For each of these raised garden beds, you’ll need:
2 – 4′ x 8′ pieces of corrugated metal
1 – 4″ x 4″ x 8′ piece of metal flashing, cut into 4 – 22″ sections
4 – 2″ x 3″ x 8′ pieces of wood (we used redwood) for the box frame
2 – 3″ x 4″ x 8′ pieces of wood ripped in half for the decorative box top
Optional: 4×4′ chicken wire for the bottom of the box (to prevent animals from tunneling under the box)
A few notes:
Cutting the corrugated metal was definitely the toughest part. You’ll need two people to do it, and safety glasses are a must. We purchased a blade for the skill saw specifically used for cutting metal.
These aren’t the most cost effective boxes you can make, but they’re beautiful! Each box cost us approximately $100. You can use different wood to get the price down.
The corrugated metal has to be vertical for structural purposes.

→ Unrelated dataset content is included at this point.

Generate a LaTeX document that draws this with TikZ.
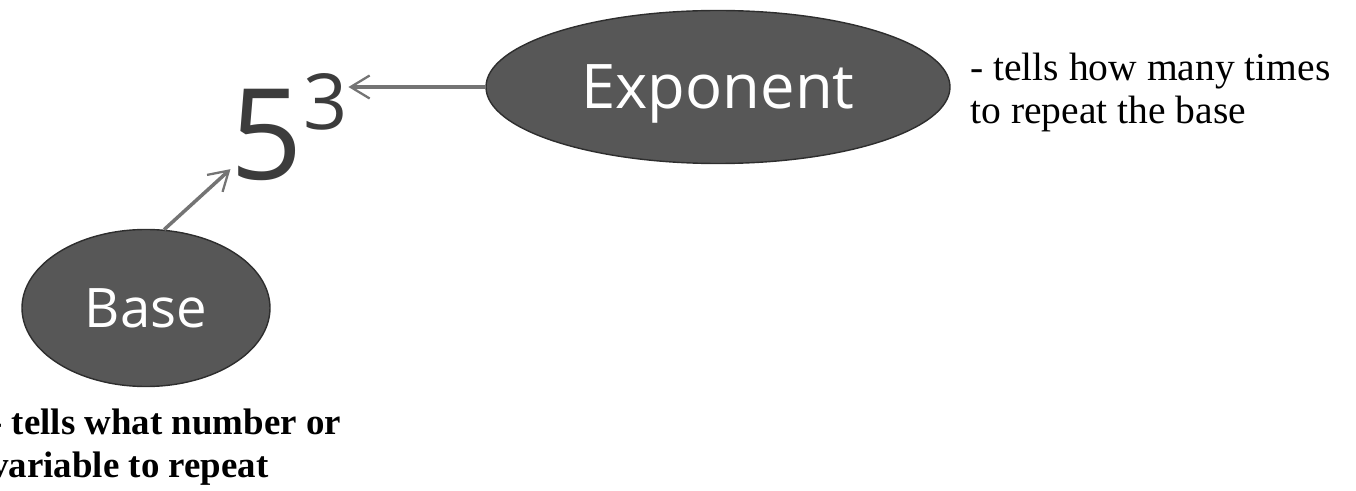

1. Cut your supplies. You’ll need to cut the corrugated metal and metal flashing into four 22″ sections, the redwood for the box into eight 48″ sections, and the redwood for the decorative top of the box into four 48″ pieces that are ripped in half (cut in half) to make it look a little nicer. Here’s a picture for that last one, where you can see the thinner top piece:
2. Use four of the 2″ x 3″ x 4′ pieces of wood to make the bottom frame of the box. Once we cut the corners to fit together, we used deck screws to secure them together.
3. Next, we fastened the metal flashing to the corners of the bottom frame of the boxes. This was definitely easier to do with two people.
4. Now for the corrugated metal. Again, easier with two people. Steve sat inside the box while I sat outside with a right angle, making sure the metal was straight before he screwed it in place.
5. After securing the corrugated metal, we flipped the planter over so the metal fit just inside of the other box frame. We secured that with deck screws.
6. Optional: Secure the chicken wire to the bottom of the box with a staple gun. Again, we did this to make sure no animal could tunnel under the boxes.
7. Flip the box back over and secure the top decorative frame to the box. This makes the box a bit more polished and gives you a place to sit or place garden tools.
After securing the top, we carried the planter outside and pulled our drip tube through the chicken wire.
8. We filled the boxes with soil, making sure the drip tube stayed at the top.
We were gardening newbies when we started, but I have to say that I think we’ve done a pretty good job in the last few months!
Now, what will you fill your raised bed gardens with?